Stated exercise → Write out the entire listing below exactly as it appears, minus any pictures.

Dataset content →

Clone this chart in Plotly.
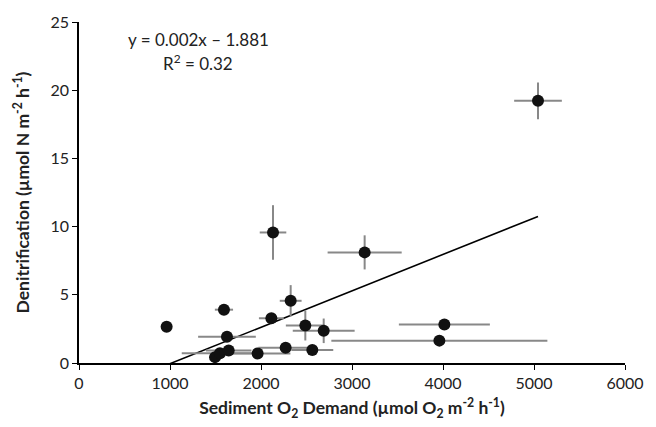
import plotly.graph_objects as go

# Data
sod = [963, 1593, 1626, 1495, 1549, 1645, 1963, 2271, 2564, 2114, 2326, 2487, 2689, 2132, 3139, 4015, 3960, 5044]
sod_err = [0, 100, 317, 60, 420, 250, 360, 300, 230, 137, 120, 214, 340, 146, 407, 500, 1187, 262]
denit = [2.65, 3.91, 1.93, 0.43, 0.72, 0.91, 0.70, 1.11, 0.96, 3.28, 4.56, 2.75, 2.36, 9.57, 8.11, 2.82, 1.64, 19.22]
denit_err = [0, 0.4, 0.25, 0.2, 0.2, 0.25, 0.3, 0.25, 0.2, 0.2, 1.15, 1.1, 0.9, 2.0, 1.25, 0.2, 0.15, 1.35]

trend_slope = 0.00267
trend_intercept = -2.72
trend_x = [min(sod), max(sod)]
trend_y = [trend_slope * v + trend_intercept for v in trend_x]

FONT = "Lato"
TXT = "#222222"

fig = go.Figure()
fig.add_trace(go.Scatter(
    x=trend_x, y=trend_y, mode="lines",
    line=dict(color="black", width=1.6), showlegend=False, hoverinfo="skip"))
fig.add_trace(go.Scatter(
    x=sod, y=denit, mode="markers",
    marker=dict(color="#111111", size=12),
    error_x=dict(type="data", array=sod_err, color="#888888", thickness=2, width=0),
    error_y=dict(type="data", array=denit_err, color="#888888", thickness=2, width=0),
    showlegend=False))

fig.update_layout(
    width=656, height=427,
    margin=dict(l=79, r=31, t=18, b=64),
    plot_bgcolor="white", paper_bgcolor="white",
    font=dict(family=FONT, size=16, color=TXT),
    xaxis=dict(
        range=[0, 6000], tickvals=[0, 1000, 2000, 3000, 4000, 5000, 6000],
        showgrid=False, zeroline=False, showline=True, linecolor="black", linewidth=1.5,
        ticks="outside", ticklen=5, tickcolor="black", tickwidth=1.2,
        tickfont=dict(size=16, family=FONT, color=TXT),
        title=dict(text="<b>Sediment O<sub>2</sub> Demand (µmol O<sub>2</sub> m<sup>-2</sup> h<sup>-1</sup>)</b>",
                   font=dict(size=17.5, family=FONT, color=TXT), standoff=11),
    ),
    yaxis=dict(
        range=[0, 25], tickvals=[0, 5, 10, 15, 20, 25],
        showgrid=False, zeroline=False, showline=True, linecolor="black", linewidth=1.5,
        ticks="outside", ticklen=5, tickcolor="black", tickwidth=1.2,
        tickfont=dict(size=16, family=FONT, color=TXT),
        title=dict(text="<b>Denitrification (µmol N m<sup>-2</sup> h<sup>-1</sup>)</b>",
                   font=dict(size=17.5, family=FONT, color=TXT), standoff=16),
    ),
    annotations=[
        dict(x=1308, y=23.75, xref="x", yref="y", text="y = 0.002x – 1.881", showarrow=False,
             font=dict(size=17, family=FONT, color=TXT)),
        dict(x=1308, y=22.05, xref="x", yref="y", text="R<sup>2</sup> = 0.32", showarrow=False,
             font=dict(size=17, family=FONT, color=TXT)),
    ],
)

fig.write_html("out.html")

Solution to the exercise →
Clone this chart in Plotly.
import plotly.graph_objects as go

# Data
sod = [963, 1593, 1626, 1495, 1549, 1645, 1963, 2271, 2564, 2114, 2326, 2487, 2689, 2132, 3139, 4015, 3960, 5044]
sod_err = [0, 100, 317, 60, 420, 250, 360, 300, 230, 137, 120, 214, 340, 146, 407, 500, 1187, 262]
denit = [2.65, 3.91, 1.93, 0.43, 0.72, 0.91, 0.70, 1.11, 0.96, 3.28, 4.56, 2.75, 2.36, 9.57, 8.11, 2.82, 1.64, 19.22]
denit_err = [0, 0.4, 0.25, 0.2, 0.2, 0.25, 0.3, 0.25, 0.2, 0.2, 1.15, 1.1, 0.9, 2.0, 1.25, 0.2, 0.15, 1.35]

trend_slope = 0.00267
trend_intercept = -2.72
trend_x = [min(sod), max(sod)]
trend_y = [trend_slope * v + trend_intercept for v in trend_x]

FONT = "Lato"
TXT = "#222222"

fig = go.Figure()
fig.add_trace(go.Scatter(
    x=trend_x, y=trend_y, mode="lines",
    line=dict(color="black", width=1.6), showlegend=False, hoverinfo="skip"))
fig.add_trace(go.Scatter(
    x=sod, y=denit, mode="markers",
    marker=dict(color="#111111", size=12),
    error_x=dict(type="data", array=sod_err, color="#888888", thickness=2, width=0),
    error_y=dict(type="data", array=denit_err, color="#888888", thickness=2, width=0),
    showlegend=False))

fig.update_layout(
    width=656, height=427,
    margin=dict(l=79, r=31, t=18, b=64),
    plot_bgcolor="white", paper_bgcolor="white",
    font=dict(family=FONT, size=16, color=TXT),
    xaxis=dict(
        range=[0, 6000], tickvals=[0, 1000, 2000, 3000, 4000, 5000, 6000],
        showgrid=False, zeroline=False, showline=True, linecolor="black", linewidth=1.5,
        ticks="outside", ticklen=5, tickcolor="black", tickwidth=1.2,
        tickfont=dict(size=16, family=FONT, color=TXT),
        title=dict(text="<b>Sediment O<sub>2</sub> Demand (µmol O<sub>2</sub> m<sup>-2</sup> h<sup>-1</sup>)</b>",
                   font=dict(size=17.5, family=FONT, color=TXT), standoff=11),
    ),
    yaxis=dict(
        range=[0, 25], tickvals=[0, 5, 10, 15, 20, 25],
        showgrid=False, zeroline=False, showline=True, linecolor="black", linewidth=1.5,
        ticks="outside", ticklen=5, tickcolor="black", tickwidth=1.2,
        tickfont=dict(size=16, family=FONT, color=TXT),
        title=dict(text="<b>Denitrification (µmol N m<sup>-2</sup> h<sup>-1</sup>)</b>",
                   font=dict(size=17.5, family=FONT, color=TXT), standoff=16),
    ),
    annotations=[
        dict(x=1308, y=23.75, xref="x", yref="y", text="y = 0.002x – 1.881", showarrow=False,
             font=dict(size=17, family=FONT, color=TXT)),
        dict(x=1308, y=22.05, xref="x", yref="y", text="R<sup>2</sup> = 0.32", showarrow=False,
             font=dict(size=17, family=FONT, color=TXT)),
    ],
)

fig.write_html("out.html")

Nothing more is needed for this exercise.